• Problem details: Reproduce the lines of the material exactly, excluding every image.
──────── Source material
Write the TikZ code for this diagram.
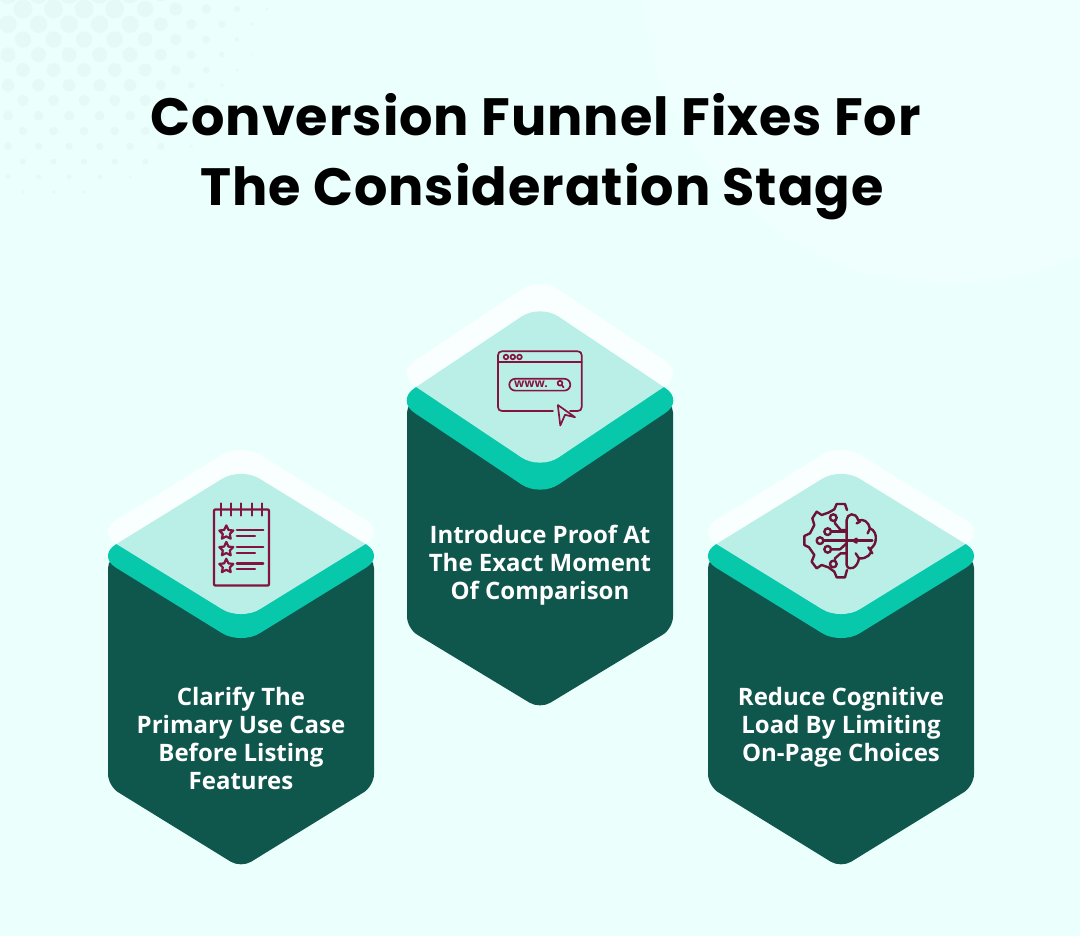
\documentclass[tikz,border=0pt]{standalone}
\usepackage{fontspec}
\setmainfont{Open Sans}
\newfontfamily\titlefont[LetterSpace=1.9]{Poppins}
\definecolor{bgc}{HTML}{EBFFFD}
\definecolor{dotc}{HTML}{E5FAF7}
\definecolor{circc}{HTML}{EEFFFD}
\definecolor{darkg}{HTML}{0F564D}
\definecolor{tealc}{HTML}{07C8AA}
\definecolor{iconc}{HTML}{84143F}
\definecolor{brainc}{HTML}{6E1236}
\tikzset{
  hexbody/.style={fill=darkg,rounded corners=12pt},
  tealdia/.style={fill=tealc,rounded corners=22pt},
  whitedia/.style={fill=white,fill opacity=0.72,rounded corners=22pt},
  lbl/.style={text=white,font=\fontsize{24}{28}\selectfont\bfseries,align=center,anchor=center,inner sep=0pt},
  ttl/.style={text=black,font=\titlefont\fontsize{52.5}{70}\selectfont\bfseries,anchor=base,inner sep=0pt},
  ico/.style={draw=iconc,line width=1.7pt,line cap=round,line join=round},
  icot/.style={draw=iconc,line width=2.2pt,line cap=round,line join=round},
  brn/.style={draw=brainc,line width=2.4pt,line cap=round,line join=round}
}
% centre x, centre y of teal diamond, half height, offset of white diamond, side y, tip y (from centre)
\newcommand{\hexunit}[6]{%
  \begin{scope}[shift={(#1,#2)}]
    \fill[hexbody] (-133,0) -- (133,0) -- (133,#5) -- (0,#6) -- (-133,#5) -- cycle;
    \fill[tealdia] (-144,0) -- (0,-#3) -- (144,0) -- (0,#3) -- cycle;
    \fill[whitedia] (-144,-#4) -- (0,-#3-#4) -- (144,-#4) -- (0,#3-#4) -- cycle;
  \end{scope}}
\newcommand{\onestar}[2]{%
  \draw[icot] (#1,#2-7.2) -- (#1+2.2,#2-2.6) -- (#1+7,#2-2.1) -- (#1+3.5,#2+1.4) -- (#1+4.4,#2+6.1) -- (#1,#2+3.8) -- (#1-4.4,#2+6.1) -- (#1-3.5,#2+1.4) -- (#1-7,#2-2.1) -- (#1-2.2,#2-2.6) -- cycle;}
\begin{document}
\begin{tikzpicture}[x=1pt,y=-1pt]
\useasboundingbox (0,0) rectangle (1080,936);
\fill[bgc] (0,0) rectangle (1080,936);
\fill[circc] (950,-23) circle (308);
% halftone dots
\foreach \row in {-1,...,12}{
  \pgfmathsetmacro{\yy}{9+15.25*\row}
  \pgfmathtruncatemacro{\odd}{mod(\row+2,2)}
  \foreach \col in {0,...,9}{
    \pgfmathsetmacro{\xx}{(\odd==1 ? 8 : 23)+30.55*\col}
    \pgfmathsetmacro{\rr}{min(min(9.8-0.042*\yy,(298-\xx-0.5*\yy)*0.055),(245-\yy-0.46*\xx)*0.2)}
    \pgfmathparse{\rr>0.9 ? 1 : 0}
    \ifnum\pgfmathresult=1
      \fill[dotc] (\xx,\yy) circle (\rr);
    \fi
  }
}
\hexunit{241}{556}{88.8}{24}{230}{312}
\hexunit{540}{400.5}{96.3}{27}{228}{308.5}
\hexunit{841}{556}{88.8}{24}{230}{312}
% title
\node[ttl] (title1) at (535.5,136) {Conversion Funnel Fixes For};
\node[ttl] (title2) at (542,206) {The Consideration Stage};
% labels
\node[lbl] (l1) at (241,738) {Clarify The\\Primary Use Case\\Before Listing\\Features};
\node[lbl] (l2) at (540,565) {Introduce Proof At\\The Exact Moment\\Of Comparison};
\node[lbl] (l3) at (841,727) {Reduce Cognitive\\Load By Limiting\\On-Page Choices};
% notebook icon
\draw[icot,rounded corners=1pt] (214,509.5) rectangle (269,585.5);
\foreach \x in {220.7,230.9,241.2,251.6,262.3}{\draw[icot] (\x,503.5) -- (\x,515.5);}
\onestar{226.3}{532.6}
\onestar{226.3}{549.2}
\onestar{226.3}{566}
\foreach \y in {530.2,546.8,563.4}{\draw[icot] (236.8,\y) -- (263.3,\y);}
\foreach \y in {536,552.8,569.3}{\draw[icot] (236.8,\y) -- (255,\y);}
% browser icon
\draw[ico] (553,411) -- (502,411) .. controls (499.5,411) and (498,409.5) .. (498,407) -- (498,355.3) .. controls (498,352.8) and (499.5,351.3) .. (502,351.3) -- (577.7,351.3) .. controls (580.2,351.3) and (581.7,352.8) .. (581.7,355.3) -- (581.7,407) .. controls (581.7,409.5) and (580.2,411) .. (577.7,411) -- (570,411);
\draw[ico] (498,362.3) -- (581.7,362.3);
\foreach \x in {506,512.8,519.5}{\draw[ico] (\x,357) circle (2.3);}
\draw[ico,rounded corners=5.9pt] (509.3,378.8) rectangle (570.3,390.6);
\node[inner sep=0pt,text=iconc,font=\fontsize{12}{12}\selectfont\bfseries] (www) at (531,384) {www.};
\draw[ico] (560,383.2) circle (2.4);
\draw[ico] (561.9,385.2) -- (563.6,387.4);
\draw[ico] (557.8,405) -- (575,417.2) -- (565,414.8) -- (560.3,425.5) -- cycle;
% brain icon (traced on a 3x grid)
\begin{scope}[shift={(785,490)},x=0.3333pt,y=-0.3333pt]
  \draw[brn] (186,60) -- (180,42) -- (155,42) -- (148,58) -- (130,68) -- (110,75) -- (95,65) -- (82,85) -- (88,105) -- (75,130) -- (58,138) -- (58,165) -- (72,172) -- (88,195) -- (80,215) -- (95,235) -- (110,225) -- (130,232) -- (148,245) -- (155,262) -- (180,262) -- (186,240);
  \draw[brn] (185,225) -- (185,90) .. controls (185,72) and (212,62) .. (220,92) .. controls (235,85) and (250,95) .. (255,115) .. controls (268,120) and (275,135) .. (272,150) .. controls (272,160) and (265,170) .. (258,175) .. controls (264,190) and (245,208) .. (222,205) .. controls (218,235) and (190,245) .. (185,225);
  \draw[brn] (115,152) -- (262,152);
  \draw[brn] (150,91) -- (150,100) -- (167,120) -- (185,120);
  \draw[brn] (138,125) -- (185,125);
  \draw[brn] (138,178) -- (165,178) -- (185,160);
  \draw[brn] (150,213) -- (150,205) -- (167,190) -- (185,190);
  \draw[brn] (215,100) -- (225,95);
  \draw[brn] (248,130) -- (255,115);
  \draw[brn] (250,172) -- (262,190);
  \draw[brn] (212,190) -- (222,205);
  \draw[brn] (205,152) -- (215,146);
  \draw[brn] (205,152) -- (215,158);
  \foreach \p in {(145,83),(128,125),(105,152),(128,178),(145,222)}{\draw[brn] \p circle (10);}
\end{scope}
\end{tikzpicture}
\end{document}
────────────────
• Solution:
Write the TikZ code for this diagram.
\documentclass[tikz,border=0pt]{standalone}
\usepackage{fontspec}
\setmainfont{Open Sans}
\newfontfamily\titlefont[LetterSpace=1.9]{Poppins}
\definecolor{bgc}{HTML}{EBFFFD}
\definecolor{dotc}{HTML}{E5FAF7}
\definecolor{circc}{HTML}{EEFFFD}
\definecolor{darkg}{HTML}{0F564D}
\definecolor{tealc}{HTML}{07C8AA}
\definecolor{iconc}{HTML}{84143F}
\definecolor{brainc}{HTML}{6E1236}
\tikzset{
  hexbody/.style={fill=darkg,rounded corners=12pt},
  tealdia/.style={fill=tealc,rounded corners=22pt},
  whitedia/.style={fill=white,fill opacity=0.72,rounded corners=22pt},
  lbl/.style={text=white,font=\fontsize{24}{28}\selectfont\bfseries,align=center,anchor=center,inner sep=0pt},
  ttl/.style={text=black,font=\titlefont\fontsize{52.5}{70}\selectfont\bfseries,anchor=base,inner sep=0pt},
  ico/.style={draw=iconc,line width=1.7pt,line cap=round,line join=round},
  icot/.style={draw=iconc,line width=2.2pt,line cap=round,line join=round},
  brn/.style={draw=brainc,line width=2.4pt,line cap=round,line join=round}
}
% centre x, centre y of teal diamond, half height, offset of white diamond, side y, tip y (from centre)
\newcommand{\hexunit}[6]{%
  \begin{scope}[shift={(#1,#2)}]
    \fill[hexbody] (-133,0) -- (133,0) -- (133,#5) -- (0,#6) -- (-133,#5) -- cycle;
    \fill[tealdia] (-144,0) -- (0,-#3) -- (144,0) -- (0,#3) -- cycle;
    \fill[whitedia] (-144,-#4) -- (0,-#3-#4) -- (144,-#4) -- (0,#3-#4) -- cycle;
  \end{scope}}
\newcommand{\onestar}[2]{%
  \draw[icot] (#1,#2-7.2) -- (#1+2.2,#2-2.6) -- (#1+7,#2-2.1) -- (#1+3.5,#2+1.4) -- (#1+4.4,#2+6.1) -- (#1,#2+3.8) -- (#1-4.4,#2+6.1) -- (#1-3.5,#2+1.4) -- (#1-7,#2-2.1) -- (#1-2.2,#2-2.6) -- cycle;}
\begin{document}
\begin{tikzpicture}[x=1pt,y=-1pt]
\useasboundingbox (0,0) rectangle (1080,936);
\fill[bgc] (0,0) rectangle (1080,936);
\fill[circc] (950,-23) circle (308);
% halftone dots
\foreach \row in {-1,...,12}{
  \pgfmathsetmacro{\yy}{9+15.25*\row}
  \pgfmathtruncatemacro{\odd}{mod(\row+2,2)}
  \foreach \col in {0,...,9}{
    \pgfmathsetmacro{\xx}{(\odd==1 ? 8 : 23)+30.55*\col}
    \pgfmathsetmacro{\rr}{min(min(9.8-0.042*\yy,(298-\xx-0.5*\yy)*0.055),(245-\yy-0.46*\xx)*0.2)}
    \pgfmathparse{\rr>0.9 ? 1 : 0}
    \ifnum\pgfmathresult=1
      \fill[dotc] (\xx,\yy) circle (\rr);
    \fi
  }
}
\hexunit{241}{556}{88.8}{24}{230}{312}
\hexunit{540}{400.5}{96.3}{27}{228}{308.5}
\hexunit{841}{556}{88.8}{24}{230}{312}
% title
\node[ttl] (title1) at (535.5,136) {Conversion Funnel Fixes For};
\node[ttl] (title2) at (542,206) {The Consideration Stage};
% labels
\node[lbl] (l1) at (241,738) {Clarify The\\Primary Use Case\\Before Listing\\Features};
\node[lbl] (l2) at (540,565) {Introduce Proof At\\The Exact Moment\\Of Comparison};
\node[lbl] (l3) at (841,727) {Reduce Cognitive\\Load By Limiting\\On-Page Choices};
% notebook icon
\draw[icot,rounded corners=1pt] (214,509.5) rectangle (269,585.5);
\foreach \x in {220.7,230.9,241.2,251.6,262.3}{\draw[icot] (\x,503.5) -- (\x,515.5);}
\onestar{226.3}{532.6}
\onestar{226.3}{549.2}
\onestar{226.3}{566}
\foreach \y in {530.2,546.8,563.4}{\draw[icot] (236.8,\y) -- (263.3,\y);}
\foreach \y in {536,552.8,569.3}{\draw[icot] (236.8,\y) -- (255,\y);}
% browser icon
\draw[ico] (553,411) -- (502,411) .. controls (499.5,411) and (498,409.5) .. (498,407) -- (498,355.3) .. controls (498,352.8) and (499.5,351.3) .. (502,351.3) -- (577.7,351.3) .. controls (580.2,351.3) and (581.7,352.8) .. (581.7,355.3) -- (581.7,407) .. controls (581.7,409.5) and (580.2,411) .. (577.7,411) -- (570,411);
\draw[ico] (498,362.3) -- (581.7,362.3);
\foreach \x in {506,512.8,519.5}{\draw[ico] (\x,357) circle (2.3);}
\draw[ico,rounded corners=5.9pt] (509.3,378.8) rectangle (570.3,390.6);
\node[inner sep=0pt,text=iconc,font=\fontsize{12}{12}\selectfont\bfseries] (www) at (531,384) {www.};
\draw[ico] (560,383.2) circle (2.4);
\draw[ico] (561.9,385.2) -- (563.6,387.4);
\draw[ico] (557.8,405) -- (575,417.2) -- (565,414.8) -- (560.3,425.5) -- cycle;
% brain icon (traced on a 3x grid)
\begin{scope}[shift={(785,490)},x=0.3333pt,y=-0.3333pt]
  \draw[brn] (186,60) -- (180,42) -- (155,42) -- (148,58) -- (130,68) -- (110,75) -- (95,65) -- (82,85) -- (88,105) -- (75,130) -- (58,138) -- (58,165) -- (72,172) -- (88,195) -- (80,215) -- (95,235) -- (110,225) -- (130,232) -- (148,245) -- (155,262) -- (180,262) -- (186,240);
  \draw[brn] (185,225) -- (185,90) .. controls (185,72) and (212,62) .. (220,92) .. controls (235,85) and (250,95) .. (255,115) .. controls (268,120) and (275,135) .. (272,150) .. controls (272,160) and (265,170) .. (258,175) .. controls (264,190) and (245,208) .. (222,205) .. controls (218,235) and (190,245) .. (185,225);
  \draw[brn] (115,152) -- (262,152);
  \draw[brn] (150,91) -- (150,100) -- (167,120) -- (185,120);
  \draw[brn] (138,125) -- (185,125);
  \draw[brn] (138,178) -- (165,178) -- (185,160);
  \draw[brn] (150,213) -- (150,205) -- (167,190) -- (185,190);
  \draw[brn] (215,100) -- (225,95);
  \draw[brn] (248,130) -- (255,115);
  \draw[brn] (250,172) -- (262,190);
  \draw[brn] (212,190) -- (222,205);
  \draw[brn] (205,152) -- (215,146);
  \draw[brn] (205,152) -- (215,158);
  \foreach \p in {(145,83),(128,125),(105,152),(128,178),(145,222)}{\draw[brn] \p circle (10);}
\end{scope}
\end{tikzpicture}
\end{document}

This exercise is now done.